- [Written instruction]:
Count how many lines contain "size" and reply with that number only.

◆ ◆ ◆ ◆

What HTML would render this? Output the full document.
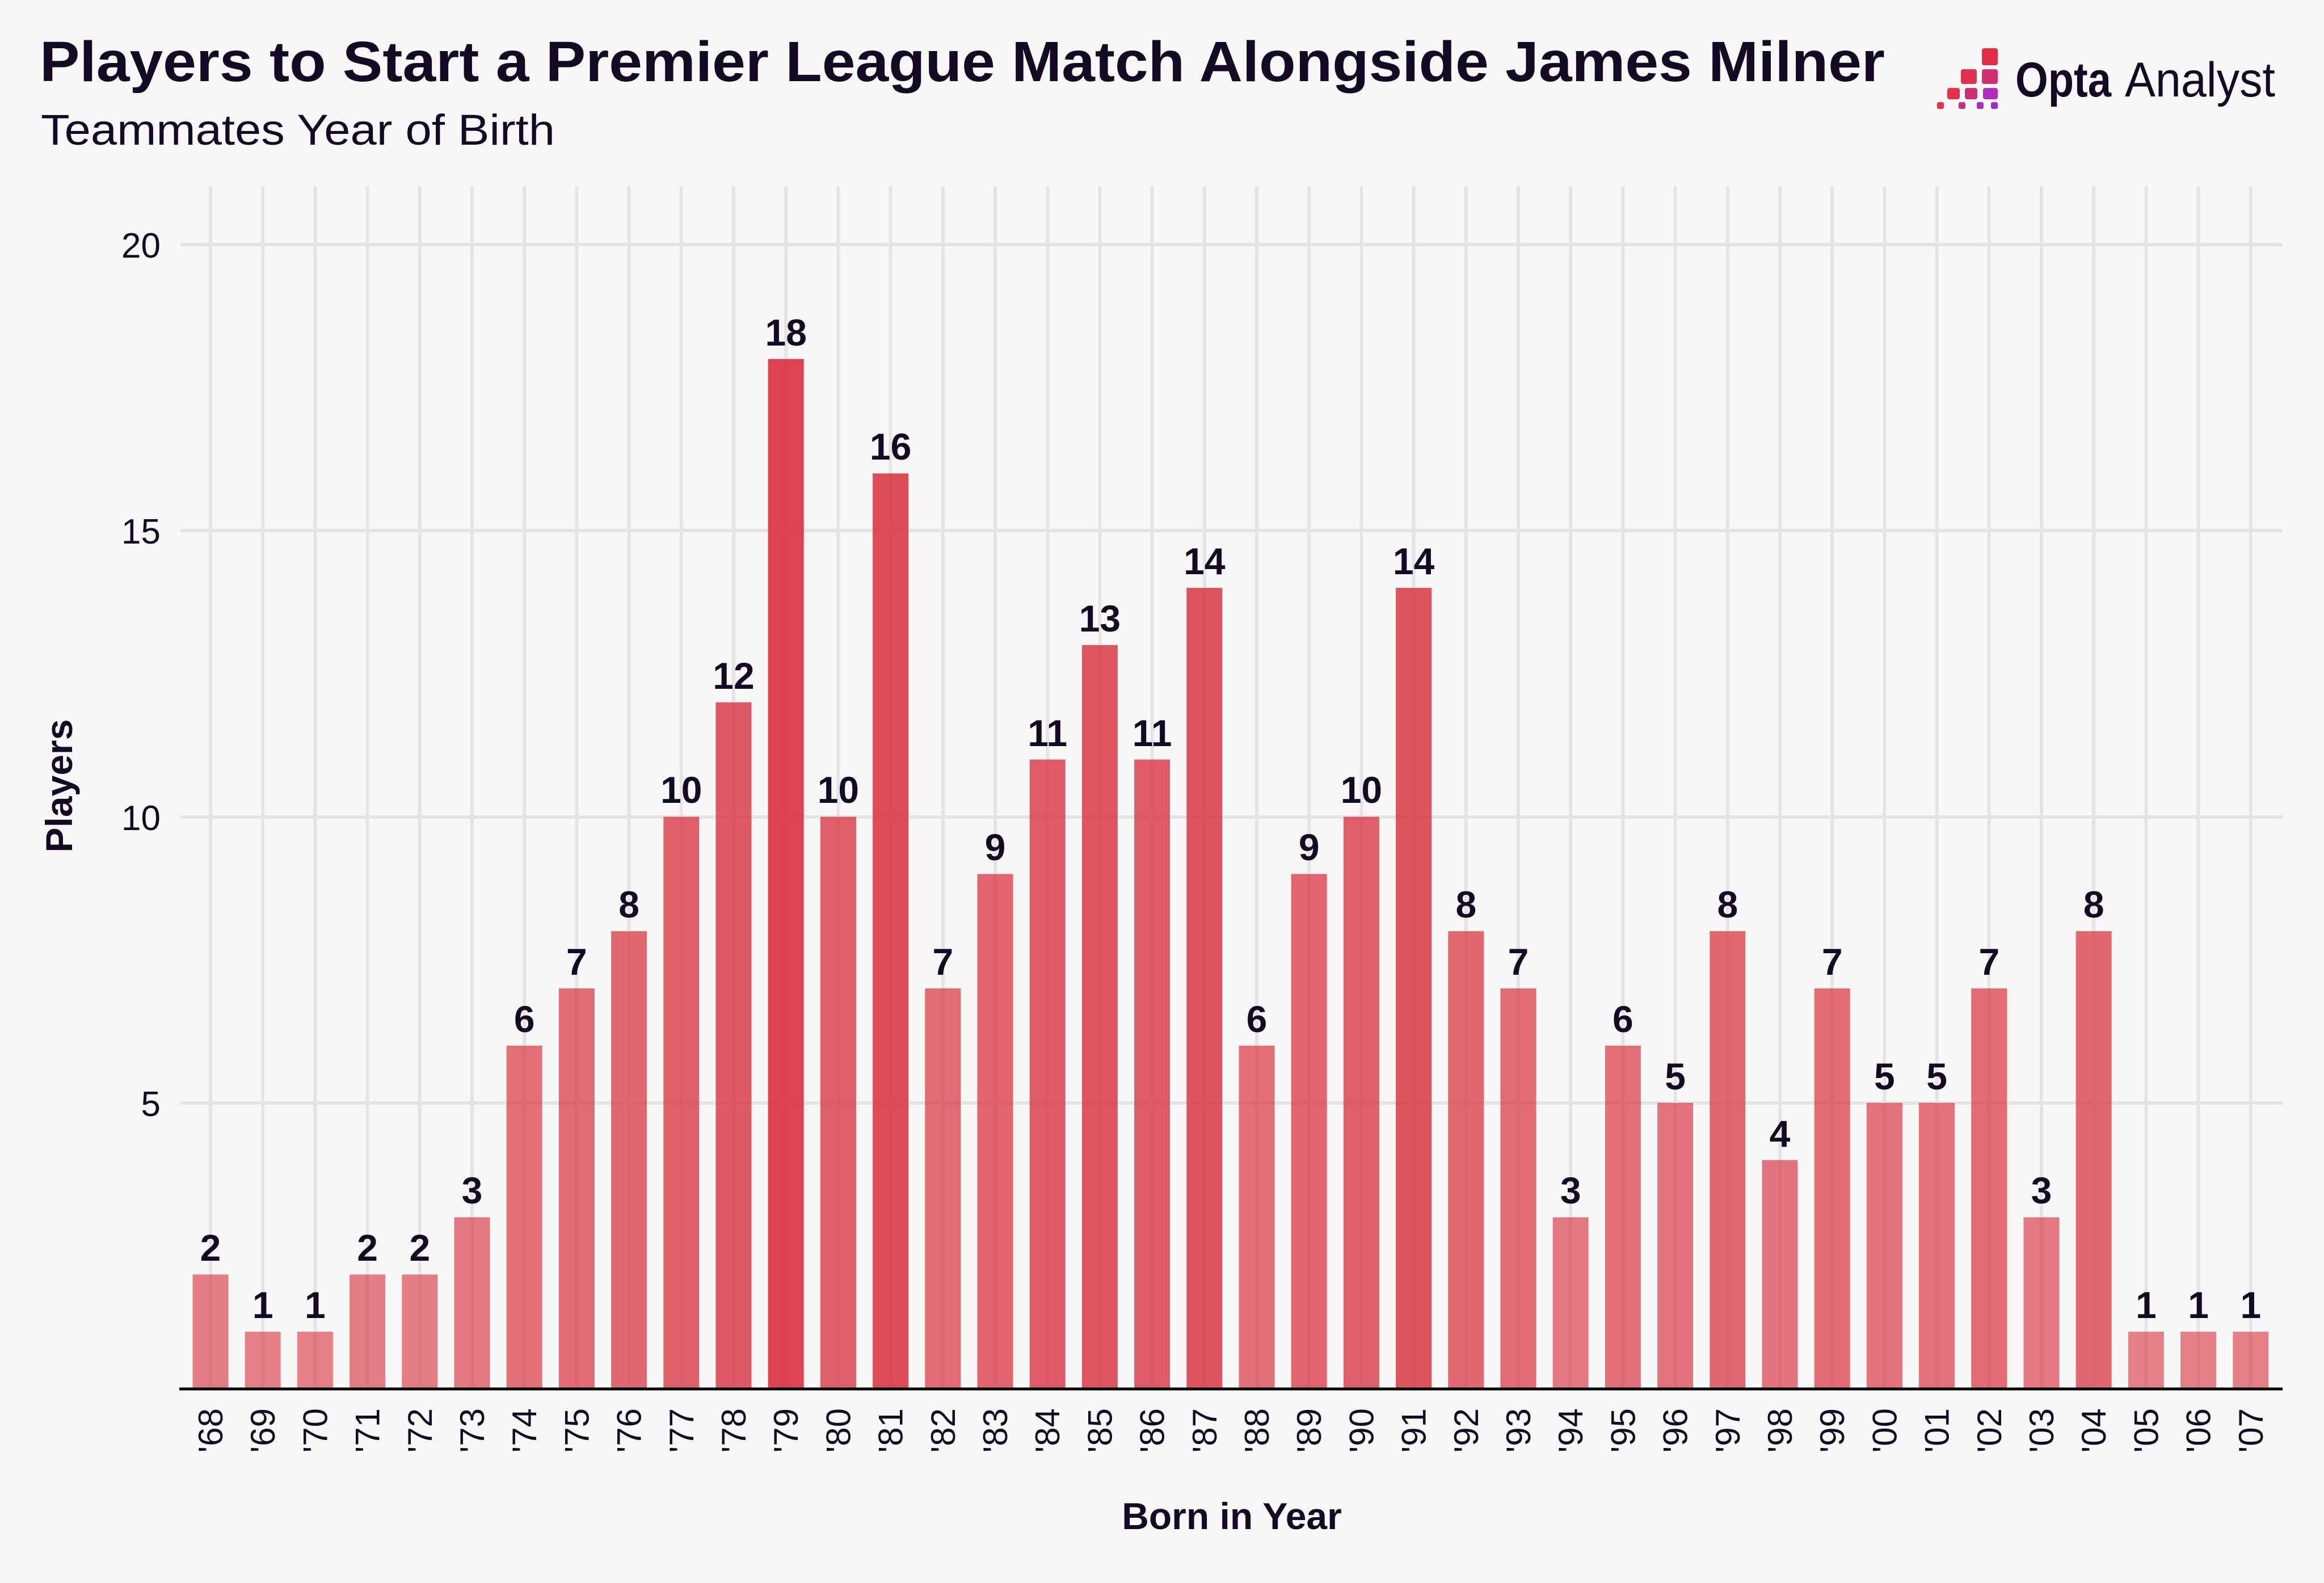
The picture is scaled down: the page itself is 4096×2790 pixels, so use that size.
<!DOCTYPE html>
<html><head><meta charset="utf-8"><style>html,body{margin:0;padding:0;background:#f7f7f7}</style></head>
<body>
<svg xmlns="http://www.w3.org/2000/svg" width="4096" height="2785" viewBox="0 0 4096 2785" font-family="Liberation Sans, sans-serif">
<rect width="4096" height="2785" fill="#f7f7f7"/>
<text x="70" y="143" font-size="100" font-weight="bold" fill="#140a23" textLength="3252" lengthAdjust="spacingAndGlyphs">Players to Start a Premier League Match Alongside James Milner</text>
<text x="72" y="255" font-size="76" fill="#140a23" textLength="906" lengthAdjust="spacingAndGlyphs">Teammates Year of Birth</text>
<g>
<rect x="3493" y="85" width="28" height="30" rx="4" fill="#e42c46"/>
<rect x="3456" y="122" width="28" height="26" rx="4" fill="#e23050"/>
<rect x="3493" y="122" width="28" height="26" rx="4" fill="#d03070"/>
<rect x="3432" y="155" width="22" height="20" rx="4" fill="#e43048"/>
<rect x="3463" y="155" width="22" height="20" rx="4" fill="#c83078"/>
<rect x="3495" y="155" width="26" height="20" rx="4" fill="#b02cc0"/>
<rect x="3414" y="180" width="12" height="12" rx="3" fill="#e43048"/>
<rect x="3452" y="180" width="12" height="12" rx="3" fill="#c83080"/>
<rect x="3484" y="180" width="12" height="12" rx="3" fill="#b02cc0"/>
<rect x="3509" y="180" width="12" height="12" rx="3" fill="#9a30c8"/>
<text x="3552" y="170" font-size="86" font-weight="bold" fill="#140a23" textLength="169" lengthAdjust="spacingAndGlyphs">Opta</text>
<text x="3745" y="170" font-size="86" fill="#140a23" textLength="265" lengthAdjust="spacingAndGlyphs">Analyst</text>
</g>
<g stroke="#e4e4e4" stroke-width="6">
<line x1="318" x2="4023" y1="1944" y2="1944"/>
<line x1="318" x2="4023" y1="1440" y2="1440"/>
<line x1="318" x2="4023" y1="935" y2="935"/>
<line x1="318" x2="4023" y1="431" y2="431"/>
<path fill="none" d="M371 328V2448M463.2 328V2448M555.4 328V2448M647.6 328V2448M739.8 328V2448M832 328V2448M924.2 328V2448M1016.4 328V2448M1108.6 328V2448M1200.8 328V2448M1293 328V2448M1385.2 328V2448M1477.4 328V2448M1569.6 328V2448M1661.8 328V2448M1754 328V2448M1846.2 328V2448M1938.4 328V2448M2030.6 328V2448M2122.8 328V2448M2215 328V2448M2307.2 328V2448M2399.4 328V2448M2491.6 328V2448M2583.8 328V2448M2676 328V2448M2768.2 328V2448M2860.4 328V2448M2952.6 328V2448M3044.8 328V2448M3137 328V2448M3229.2 328V2448M3321.4 328V2448M3413.6 328V2448M3505.8 328V2448M3598 328V2448M3690.2 328V2448M3782.4 328V2448M3874.6 328V2448M3966.8 328V2448"/>
</g>
<g font-size="62" text-anchor="end" fill="#140a23">
<text x="283" y="1967">5</text><text x="283" y="1463">10</text><text x="283" y="958">15</text><text x="283" y="454">20</text>
</g>
<g fill="#d9303e">
<rect x="339.5" y="2246.3" width="63" height="201.7" fill-opacity="0.618"/>
<rect x="431.7" y="2347.15" width="63" height="100.85" fill-opacity="0.6"/>
<rect x="523.9" y="2347.15" width="63" height="100.85" fill-opacity="0.6"/>
<rect x="616.1" y="2246.3" width="63" height="201.7" fill-opacity="0.618"/>
<rect x="708.3" y="2246.3" width="63" height="201.7" fill-opacity="0.618"/>
<rect x="800.5" y="2145.45" width="63" height="302.55" fill-opacity="0.635"/>
<rect x="892.7" y="1842.9" width="63" height="605.1" fill-opacity="0.688"/>
<rect x="984.9" y="1742.05" width="63" height="705.95" fill-opacity="0.706"/>
<rect x="1077.1" y="1641.2" width="63" height="806.8" fill-opacity="0.724"/>
<rect x="1169.3" y="1439.5" width="63" height="1008.5" fill-opacity="0.759"/>
<rect x="1261.5" y="1237.8" width="63" height="1210.2" fill-opacity="0.794"/>
<rect x="1353.7" y="632.7" width="63" height="1815.3" fill-opacity="0.9"/>
<rect x="1445.9" y="1439.5" width="63" height="1008.5" fill-opacity="0.759"/>
<rect x="1538.1" y="834.4" width="63" height="1613.6" fill-opacity="0.865"/>
<rect x="1630.3" y="1742.05" width="63" height="705.95" fill-opacity="0.706"/>
<rect x="1722.5" y="1540.35" width="63" height="907.65" fill-opacity="0.741"/>
<rect x="1814.7" y="1338.65" width="63" height="1109.35" fill-opacity="0.776"/>
<rect x="1906.9" y="1136.95" width="63" height="1311.05" fill-opacity="0.812"/>
<rect x="1999.1" y="1338.65" width="63" height="1109.35" fill-opacity="0.776"/>
<rect x="2091.3" y="1036.1" width="63" height="1411.9" fill-opacity="0.829"/>
<rect x="2183.5" y="1842.9" width="63" height="605.1" fill-opacity="0.688"/>
<rect x="2275.7" y="1540.35" width="63" height="907.65" fill-opacity="0.741"/>
<rect x="2367.9" y="1439.5" width="63" height="1008.5" fill-opacity="0.759"/>
<rect x="2460.1" y="1036.1" width="63" height="1411.9" fill-opacity="0.829"/>
<rect x="2552.3" y="1641.2" width="63" height="806.8" fill-opacity="0.724"/>
<rect x="2644.5" y="1742.05" width="63" height="705.95" fill-opacity="0.706"/>
<rect x="2736.7" y="2145.45" width="63" height="302.55" fill-opacity="0.635"/>
<rect x="2828.9" y="1842.9" width="63" height="605.1" fill-opacity="0.688"/>
<rect x="2921.1" y="1943.75" width="63" height="504.25" fill-opacity="0.671"/>
<rect x="3013.3" y="1641.2" width="63" height="806.8" fill-opacity="0.724"/>
<rect x="3105.5" y="2044.6" width="63" height="403.4" fill-opacity="0.653"/>
<rect x="3197.7" y="1742.05" width="63" height="705.95" fill-opacity="0.706"/>
<rect x="3289.9" y="1943.75" width="63" height="504.25" fill-opacity="0.671"/>
<rect x="3382.1" y="1943.75" width="63" height="504.25" fill-opacity="0.671"/>
<rect x="3474.3" y="1742.05" width="63" height="705.95" fill-opacity="0.706"/>
<rect x="3566.5" y="2145.45" width="63" height="302.55" fill-opacity="0.635"/>
<rect x="3658.7" y="1641.2" width="63" height="806.8" fill-opacity="0.724"/>
<rect x="3750.9" y="2347.15" width="63" height="100.85" fill-opacity="0.6"/>
<rect x="3843.1" y="2347.15" width="63" height="100.85" fill-opacity="0.6"/>
<rect x="3935.3" y="2347.15" width="63" height="100.85" fill-opacity="0.6"/>
</g>
<g font-size="66" font-weight="bold" text-anchor="middle" fill="#140a23">
<text x="371" y="2222">2</text>
<text x="463.2" y="2323">1</text>
<text x="555.4" y="2323">1</text>
<text x="647.6" y="2222">2</text>
<text x="739.8" y="2222">2</text>
<text x="832" y="2121">3</text>
<text x="924.2" y="1819">6</text>
<text x="1016.4" y="1718">7</text>
<text x="1108.6" y="1617">8</text>
<text x="1200.8" y="1415">10</text>
<text x="1293" y="1214">12</text>
<text x="1385.2" y="609">18</text>
<text x="1477.4" y="1415">10</text>
<text x="1569.6" y="810">16</text>
<text x="1661.8" y="1718">7</text>
<text x="1754" y="1516">9</text>
<text x="1846.2" y="1315">11</text>
<text x="1938.4" y="1113">13</text>
<text x="2030.6" y="1315">11</text>
<text x="2122.8" y="1012">14</text>
<text x="2215" y="1819">6</text>
<text x="2307.2" y="1516">9</text>
<text x="2399.4" y="1415">10</text>
<text x="2491.6" y="1012">14</text>
<text x="2583.8" y="1617">8</text>
<text x="2676" y="1718">7</text>
<text x="2768.2" y="2121">3</text>
<text x="2860.4" y="1819">6</text>
<text x="2952.6" y="1920">5</text>
<text x="3044.8" y="1617">8</text>
<text x="3137" y="2021">4</text>
<text x="3229.2" y="1718">7</text>
<text x="3321.4" y="1920">5</text>
<text x="3413.6" y="1920">5</text>
<text x="3505.8" y="1718">7</text>
<text x="3598" y="2121">3</text>
<text x="3690.2" y="1617">8</text>
<text x="3782.4" y="2323">1</text>
<text x="3874.6" y="2323">1</text>
<text x="3966.8" y="2323">1</text>
</g>
<g font-size="60" text-anchor="end" fill="#140a23">
<text transform="translate(392,2482) rotate(-90)">'68</text>
<text transform="translate(484.2,2482) rotate(-90)">'69</text>
<text transform="translate(576.4,2482) rotate(-90)">'70</text>
<text transform="translate(668.6,2482) rotate(-90)">'71</text>
<text transform="translate(760.8,2482) rotate(-90)">'72</text>
<text transform="translate(853,2482) rotate(-90)">'73</text>
<text transform="translate(945.2,2482) rotate(-90)">'74</text>
<text transform="translate(1037.4,2482) rotate(-90)">'75</text>
<text transform="translate(1129.6,2482) rotate(-90)">'76</text>
<text transform="translate(1221.8,2482) rotate(-90)">'77</text>
<text transform="translate(1314,2482) rotate(-90)">'78</text>
<text transform="translate(1406.2,2482) rotate(-90)">'79</text>
<text transform="translate(1498.4,2482) rotate(-90)">'80</text>
<text transform="translate(1590.6,2482) rotate(-90)">'81</text>
<text transform="translate(1682.8,2482) rotate(-90)">'82</text>
<text transform="translate(1775,2482) rotate(-90)">'83</text>
<text transform="translate(1867.2,2482) rotate(-90)">'84</text>
<text transform="translate(1959.4,2482) rotate(-90)">'85</text>
<text transform="translate(2051.6,2482) rotate(-90)">'86</text>
<text transform="translate(2143.8,2482) rotate(-90)">'87</text>
<text transform="translate(2236,2482) rotate(-90)">'88</text>
<text transform="translate(2328.2,2482) rotate(-90)">'89</text>
<text transform="translate(2420.4,2482) rotate(-90)">'90</text>
<text transform="translate(2512.6,2482) rotate(-90)">'91</text>
<text transform="translate(2604.8,2482) rotate(-90)">'92</text>
<text transform="translate(2697,2482) rotate(-90)">'93</text>
<text transform="translate(2789.2,2482) rotate(-90)">'94</text>
<text transform="translate(2881.4,2482) rotate(-90)">'95</text>
<text transform="translate(2973.6,2482) rotate(-90)">'96</text>
<text transform="translate(3065.8,2482) rotate(-90)">'97</text>
<text transform="translate(3158,2482) rotate(-90)">'98</text>
<text transform="translate(3250.2,2482) rotate(-90)">'99</text>
<text transform="translate(3342.4,2482) rotate(-90)">'00</text>
<text transform="translate(3434.6,2482) rotate(-90)">'01</text>
<text transform="translate(3526.8,2482) rotate(-90)">'02</text>
<text transform="translate(3619,2482) rotate(-90)">'03</text>
<text transform="translate(3711.2,2482) rotate(-90)">'04</text>
<text transform="translate(3803.4,2482) rotate(-90)">'05</text>
<text transform="translate(3895.6,2482) rotate(-90)">'06</text>
<text transform="translate(3987.8,2482) rotate(-90)">'07</text>
</g>
<line x1="316" x2="4023" y1="2448" y2="2448" stroke="#000" stroke-width="5"/>
<text transform="translate(127,1385) rotate(-90)" font-size="66" font-weight="bold" text-anchor="middle" fill="#140a23">Players</text>
<text x="2171" y="2695" font-size="66" font-weight="bold" text-anchor="middle" fill="#140a23">Born in Year</text>
</svg>
</body></html>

◆ ◆ ◆ ◆

- [Answer for the task]:
10